Rating teachers
Creating an objective system for evaluating Nevada teachers has proven to be a “gargantuan challenge” because 70 percent of teachers don’t administer standardized tests to their students, says Pamela Salazar, chairwoman of the Teachers and Leaders Council of Nevada, the group which the state Legislature created to develop the first-ever statewide evaluation system.
The Legislature is mandating that the new evaluation system use student achievement data for at least 50 percent of a teacher’s evaluation. But the only universal data come from the state’s standardized tests in English, writing and math courses in third through eighth grades and one grade in high school, complains Rorie Fitzpatrick, a council member and Nevada’s deputy superintendent of Instructional, Research and Evaluative Services.
“I don’t know if it will be achievable,” Assemblyman Lynn Stewart said Wednesday after hearing the council give a progress report.
Really? The Council is loaded with union teachers, whose rallying cry has always been that every teacher must be treated the same.
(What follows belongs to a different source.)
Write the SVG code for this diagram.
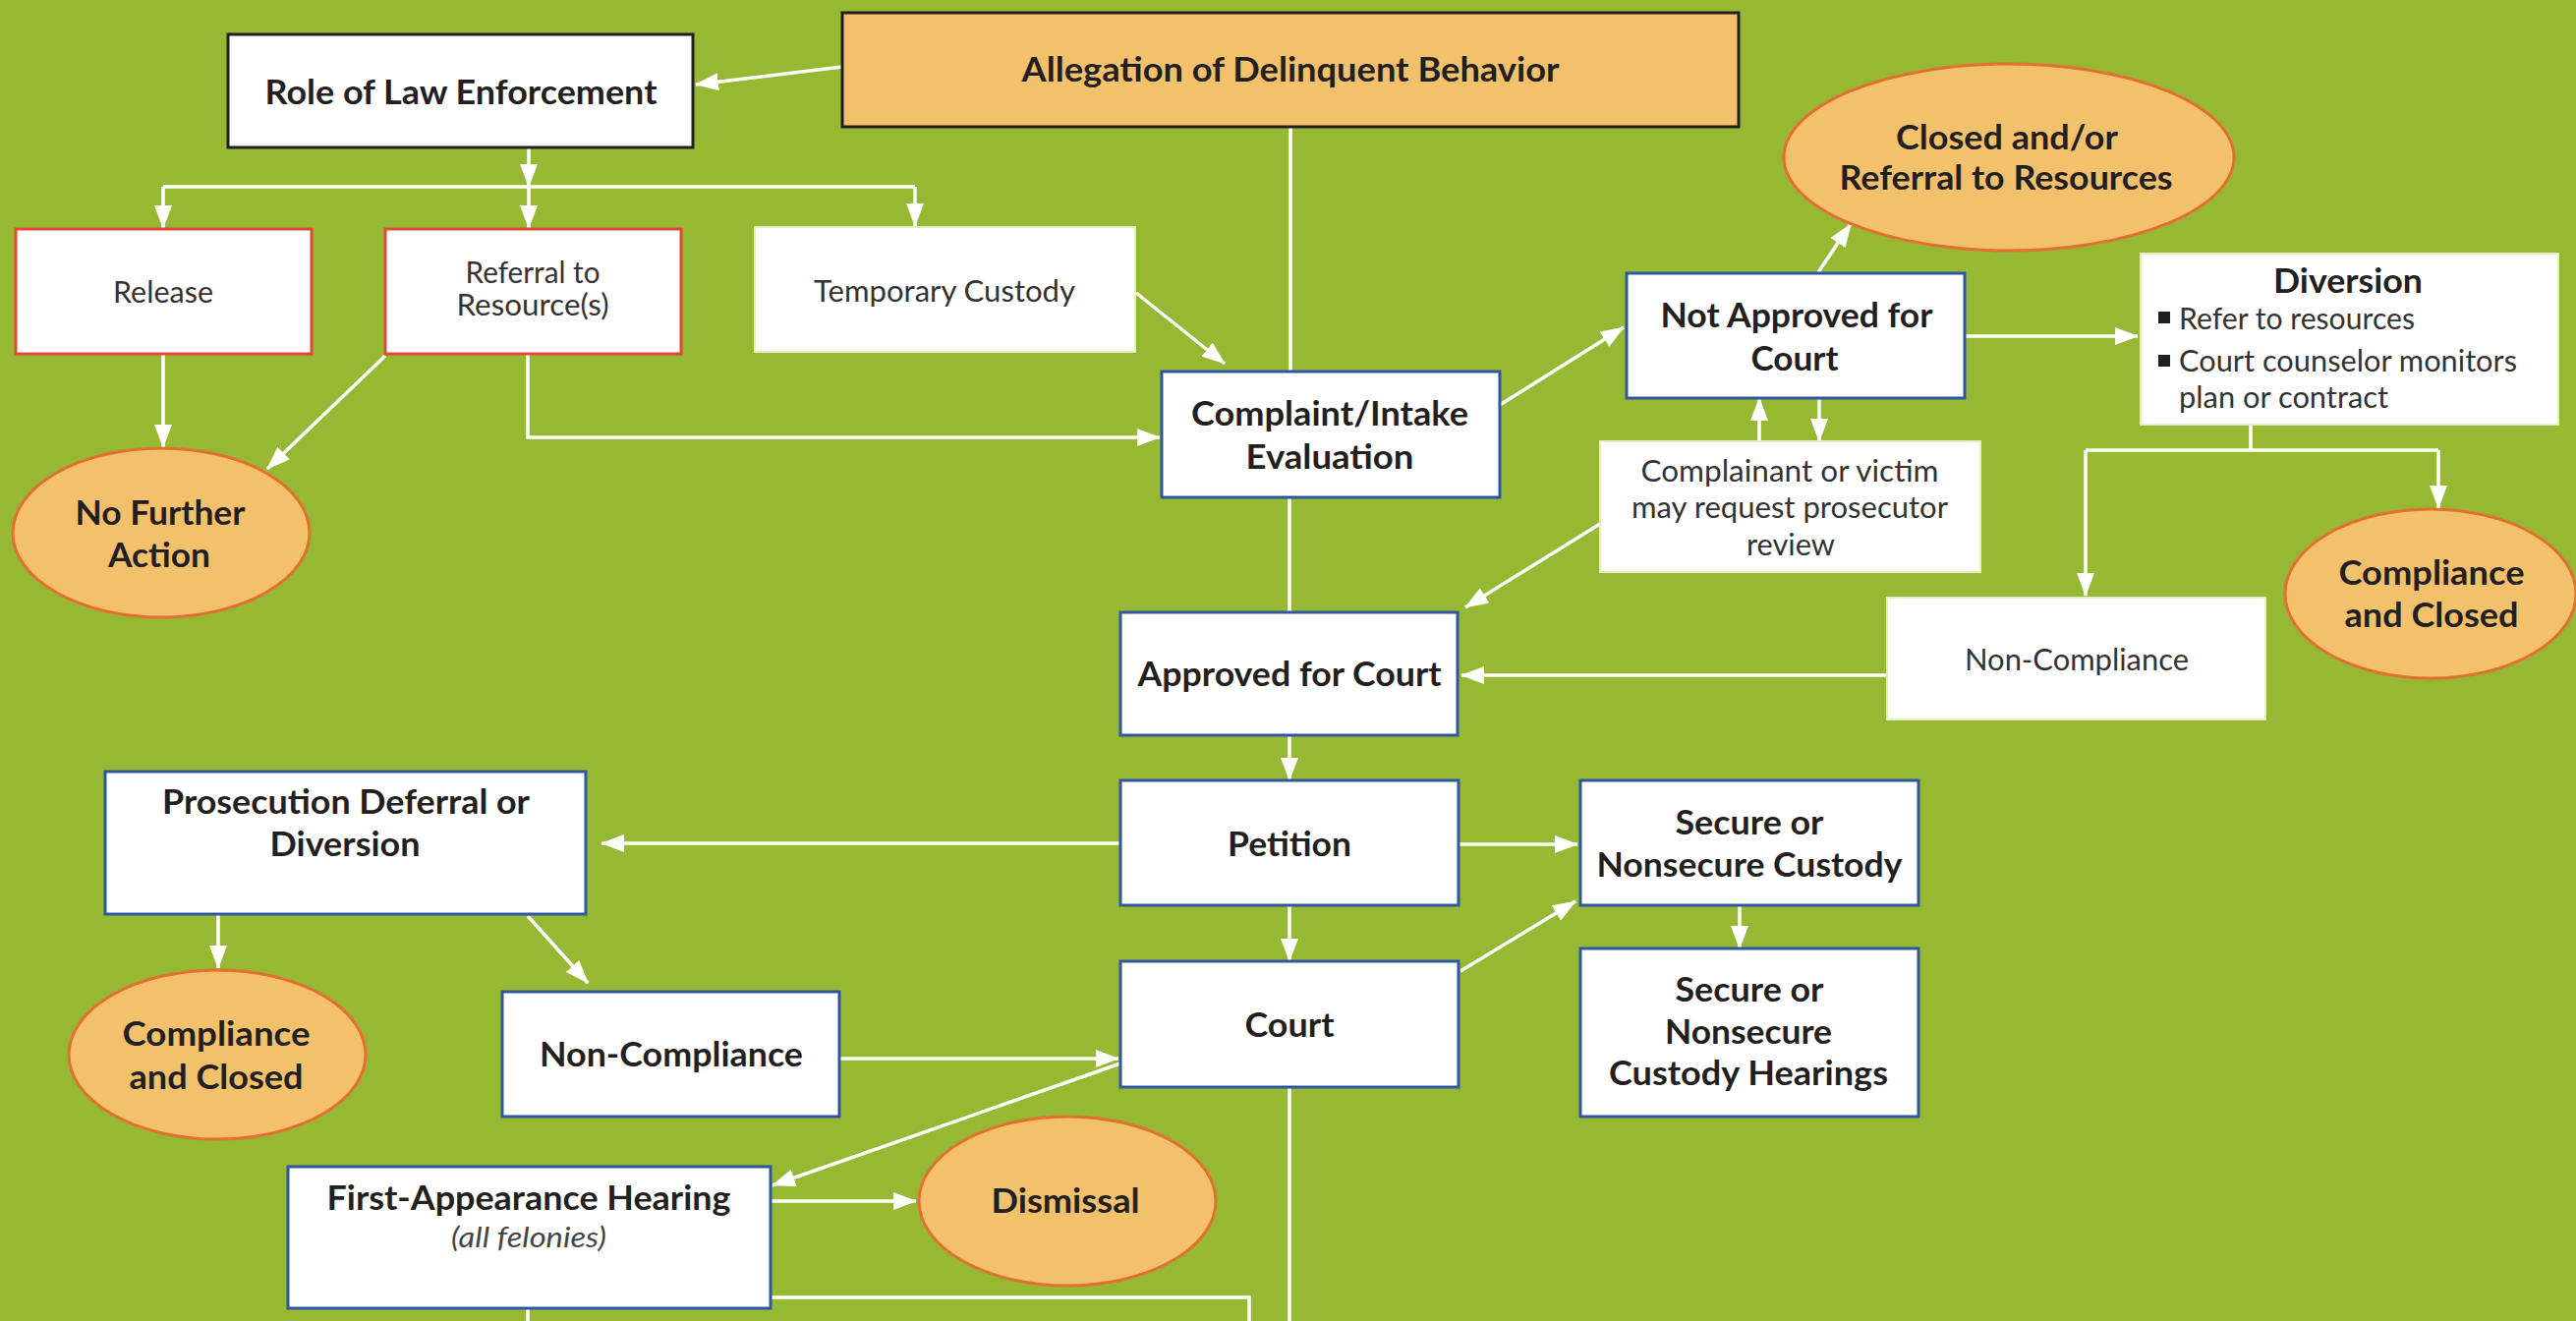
<svg xmlns="http://www.w3.org/2000/svg" width="2621" height="1344" viewBox="0 0 2621 1344">
<style>
.bg{fill:#96b832}
.bdark{fill:#fff;stroke:#231f20;stroke-width:3}
.borg{fill:#f3c06b;stroke:#231f20;stroke-width:3}
.bred{fill:#fff;stroke:#e4473a;stroke-width:3}
.bblue{fill:#fff;stroke:#2f57a0;stroke-width:3}
.bplain{fill:#fff;stroke:#e4eec8;stroke-width:2}
.oval{fill:#f3c06b;stroke:#e2702e;stroke-width:3}
text{font-family:Lato,"Open Sans","Liberation Sans",sans-serif;fill:#231f20;text-anchor:middle}
.tb{font-weight:700;font-size:34px}
.tr{font-weight:400;font-size:31px;fill:#333}
.tl{text-anchor:start}
.ti{font-style:italic;font-size:28px;fill:#444}
.conn{stroke:#fff;stroke-width:3.5;fill:none}
.arr{marker-end:url(#ah)}
</style>
<defs>
<marker id="ah" markerUnits="userSpaceOnUse" markerWidth="24" markerHeight="18" viewBox="0 0 24 18" refX="23" refY="9" orient="auto">
<path d="M0,0 L24,9 L0,18 Z" fill="#fff"/>
</marker>
</defs>
<rect class="bg" x="0" y="0" width="2621" height="1344"/>

<g id="connectors">
<line class="conn arr" x1="857" y1="68" x2="708" y2="86"/>
<line class="conn arr" x1="538" y1="150" x2="538" y2="190"/>
<polyline class="conn" points="166,190 931,190"/>
<line class="conn arr" x1="166" y1="190" x2="166" y2="232"/>
<line class="conn arr" x1="538" y1="190" x2="538" y2="232"/>
<line class="conn arr" x1="931" y1="190" x2="931" y2="230"/>
<line class="conn arr" x1="166" y1="360" x2="166" y2="455"/>
<line class="conn arr" x1="392" y1="362" x2="272" y2="477"/>
<polyline class="conn arr" points="537,360 537,445 1180,445"/>
<line class="conn arr" x1="1156" y1="298" x2="1246" y2="370"/>
<line class="conn" x1="1313" y1="129" x2="1313" y2="378"/>
<line class="conn" x1="1312" y1="506" x2="1312" y2="623"/>
<line class="conn arr" x1="1526" y1="412" x2="1652" y2="333"/>
<line class="conn arr" x1="1850" y1="277" x2="1883" y2="228"/>
<line class="conn arr" x1="1999" y1="342" x2="2175" y2="342"/>
<line class="conn arr" x1="1790" y1="449" x2="1790" y2="405"/>
<line class="conn arr" x1="1851" y1="405" x2="1851" y2="449"/>
<line class="conn arr" x1="1628" y1="533" x2="1491" y2="618"/>
<line class="conn arr" x1="1920" y1="687" x2="1487" y2="687"/>
<line class="conn" x1="2290" y1="432" x2="2290" y2="458"/>
<polyline class="conn" points="2122,458 2481,458"/>
<line class="conn arr" x1="2122" y1="458" x2="2122" y2="606"/>
<line class="conn arr" x1="2481" y1="458" x2="2481" y2="517"/>
<line class="conn arr" x1="1312" y1="748" x2="1312" y2="794"/>
<line class="conn arr" x1="1312" y1="921" x2="1312" y2="978"/>
<line class="conn arr" x1="1484" y1="859" x2="1605" y2="859"/>
<line class="conn arr" x1="1486" y1="988" x2="1603" y2="917"/>
<line class="conn arr" x1="1770" y1="921" x2="1770" y2="965"/>
<line class="conn arr" x1="1140" y1="858" x2="612" y2="858"/>
<line class="conn arr" x1="222" y1="930" x2="222" y2="985"/>
<line class="conn arr" x1="537" y1="932" x2="598" y2="1000"/>
<line class="conn arr" x1="854" y1="1077" x2="1138" y2="1077"/>
<line class="conn arr" x1="1140" y1="1082" x2="786" y2="1206"/>
<line class="conn arr" x1="784" y1="1222" x2="932" y2="1222"/>
<polyline class="conn" points="784,1320 1271,1320 1271,1344"/>
<line class="conn" x1="537" y1="1331" x2="537" y2="1344"/>
<line class="conn" x1="1312" y1="1106" x2="1312" y2="1344"/>
</g>

<g id="allegation">
<rect class="borg" x="857" y="13" width="912" height="116"/>
<text class="tb" x="1313" y="83" textLength="547" lengthAdjust="spacingAndGlyphs">Allegation of Delinquent Behavior</text>
</g>
<g id="role-law-enforcement">
<rect class="bdark" x="232" y="35" width="473" height="115"/>
<text class="tb" x="469" y="106" textLength="399" lengthAdjust="spacingAndGlyphs">Role of Law Enforcement</text>
</g>
<g id="release">
<rect class="bred" x="16" y="233" width="301" height="127"/>
<text class="tr" x="166" y="308" textLength="102" lengthAdjust="spacingAndGlyphs">Release</text>
</g>
<g id="referral-resources">
<rect class="bred" x="392" y="233" width="301" height="127"/>
<text class="tr" x="542" y="288" textLength="137" lengthAdjust="spacingAndGlyphs">Referral to</text>
<text class="tr" x="542" y="321" textLength="155" lengthAdjust="spacingAndGlyphs">Resource(s)</text>
</g>
<g id="temporary-custody">
<rect class="bplain" x="768" y="231" width="387" height="127"/>
<text class="tr" x="961" y="307" textLength="266" lengthAdjust="spacingAndGlyphs">Temporary Custody</text>
</g>
<g id="no-further-action">
<ellipse class="oval" cx="164" cy="542" rx="151" ry="86"/>
<text class="tb" x="163" y="534" textLength="173" lengthAdjust="spacingAndGlyphs">No Further</text>
<text class="tb" x="162" y="577" textLength="104" lengthAdjust="spacingAndGlyphs">Action</text>
</g>
<g id="complaint-intake">
<rect class="bblue" x="1182" y="378" width="344" height="128"/>
<text class="tb" x="1353" y="433" textLength="282" lengthAdjust="spacingAndGlyphs">Complaint/Intake</text>
<text class="tb" x="1353" y="477" textLength="171" lengthAdjust="spacingAndGlyphs">Evaluation</text>
</g>
<g id="not-approved">
<rect class="bblue" x="1655" y="278" width="344" height="127"/>
<text class="tb" x="1828" y="333" textLength="277" lengthAdjust="spacingAndGlyphs">Not Approved for</text>
<text class="tb" x="1826" y="377" textLength="89" lengthAdjust="spacingAndGlyphs">Court</text>
</g>
<g id="closed-referral">
<ellipse class="oval" cx="2044" cy="160" rx="229" ry="95"/>
<text class="tb" x="2042" y="152" textLength="226" lengthAdjust="spacingAndGlyphs">Closed and/or</text>
<text class="tb" x="2041" y="193" textLength="339" lengthAdjust="spacingAndGlyphs">Referral to Resources</text>
</g>
<g id="diversion">
<rect class="bplain" x="2178" y="258" width="425" height="174"/>
<text class="tb" x="2389" y="298" textLength="152" lengthAdjust="spacingAndGlyphs">Diversion</text>
<rect x="2196" y="317" width="12" height="12" fill="#231f20"/>
<text class="tr tl" x="2217" y="335" textLength="240" lengthAdjust="spacingAndGlyphs">Refer to resources</text>
<rect x="2196" y="361" width="12" height="12" fill="#231f20"/>
<text class="tr tl" x="2217" y="378" textLength="344" lengthAdjust="spacingAndGlyphs">Court counselor monitors</text>
<text class="tr tl" x="2217" y="415" textLength="213" lengthAdjust="spacingAndGlyphs">plan or contract</text>
</g>
<g id="prosecutor-review">
<rect class="bplain" x="1628" y="449" width="387" height="133"/>
<text class="tr" x="1821" y="490" textLength="303" lengthAdjust="spacingAndGlyphs">Complainant or victim</text>
<text class="tr" x="1821" y="527" textLength="322" lengthAdjust="spacingAndGlyphs">may request prosecutor</text>
<text class="tr" x="1822" y="565" textLength="90" lengthAdjust="spacingAndGlyphs">review</text>
</g>
<g id="approved">
<rect class="bblue" x="1140" y="623" width="343" height="125"/>
<text class="tb" x="1312" y="698" textLength="309" lengthAdjust="spacingAndGlyphs">Approved for Court</text>
</g>
<g id="non-compliance-diversion">
<rect class="bplain" x="1920" y="608" width="385" height="124"/>
<text class="tr" x="2113" y="682" textLength="228" lengthAdjust="spacingAndGlyphs">Non-Compliance</text>
</g>
<g id="compliance-closed-right">
<ellipse class="oval" cx="2473" cy="604" rx="148" ry="86"/>
<text class="tb" x="2474" y="595" textLength="189" lengthAdjust="spacingAndGlyphs">Compliance</text>
<text class="tb" x="2474" y="638" textLength="177" lengthAdjust="spacingAndGlyphs">and Closed</text>
</g>
<g id="petition">
<rect class="bblue" x="1140" y="794" width="344" height="127"/>
<text class="tb" x="1312" y="871" textLength="126" lengthAdjust="spacingAndGlyphs">Petition</text>
</g>
<g id="court">
<rect class="bblue" x="1140" y="978" width="344" height="128"/>
<text class="tb" x="1312" y="1055" textLength="91" lengthAdjust="spacingAndGlyphs">Court</text>
</g>
<g id="secure-custody">
<rect class="bblue" x="1608" y="794" width="344" height="127"/>
<text class="tb" x="1780" y="849" textLength="151" lengthAdjust="spacingAndGlyphs">Secure or</text>
<text class="tb" x="1780" y="892" textLength="311" lengthAdjust="spacingAndGlyphs">Nonsecure Custody</text>
</g>
<g id="custody-hearings">
<rect class="bblue" x="1608" y="965" width="344" height="171"/>
<text class="tb" x="1780" y="1019" textLength="151" lengthAdjust="spacingAndGlyphs">Secure or</text>
<text class="tb" x="1779" y="1062" textLength="170" lengthAdjust="spacingAndGlyphs">Nonsecure</text>
<text class="tb" x="1779" y="1104" textLength="284" lengthAdjust="spacingAndGlyphs">Custody Hearings</text>
</g>
<g id="prosecution-deferral">
<rect class="bblue" x="107" y="785" width="489" height="145"/>
<text class="tb" x="352" y="828" textLength="374" lengthAdjust="spacingAndGlyphs">Prosecution Deferral or</text>
<text class="tb" x="351" y="871" textLength="153" lengthAdjust="spacingAndGlyphs">Diversion</text>
</g>
<g id="compliance-closed-left">
<ellipse class="oval" cx="221" cy="1073" rx="151" ry="86"/>
<text class="tb" x="220" y="1064" textLength="191" lengthAdjust="spacingAndGlyphs">Compliance</text>
<text class="tb" x="220" y="1108" textLength="177" lengthAdjust="spacingAndGlyphs">and Closed</text>
</g>
<g id="non-compliance-prosecution">
<rect class="bblue" x="511" y="1009" width="343" height="127"/>
<text class="tb" x="683" y="1085" textLength="268" lengthAdjust="spacingAndGlyphs">Non-Compliance</text>
</g>
<g id="first-appearance">
<rect class="bblue" x="293" y="1187" width="491" height="144"/>
<text class="tb" x="538" y="1231" textLength="411" lengthAdjust="spacingAndGlyphs">First-Appearance Hearing</text>
<text class="tr ti" x="538" y="1269" textLength="158" lengthAdjust="spacingAndGlyphs">(all felonies)</text>
</g>
<g id="dismissal">
<ellipse class="oval" cx="1086" cy="1222" rx="151" ry="86"/>
<text class="tb" x="1084" y="1234" textLength="151" lengthAdjust="spacingAndGlyphs">Dismissal</text>
</g>
</svg>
Is it any surprise that the members thus claim to find a task which many in their profession don’t really want them to accomplish to be “insurmountable”?
Yes, the best measure of teacher quality is how far students under their tutelage advance in the course of a school year, as measured by standardized testing.
But as long ago as 1997, in their book “Teacher Pay and Teacher Quality,” Dale Ballou and Michael Podgursky discovered a virtual unanimity among task forces studying teacher effectiveness that there were demonstrable correlations between teacher effectiveness and the selectiveness of the college or university that teacher attended.
For secondary school teachers, a degree in an academic subject rather than “education” was also found to correlate well with teaching effectiveness.
If the members of the Council want to assure the best teachers are retained and advanced, they could start by giving a leg up to those who have attained degrees in their area of expertise outside of a “school of education.”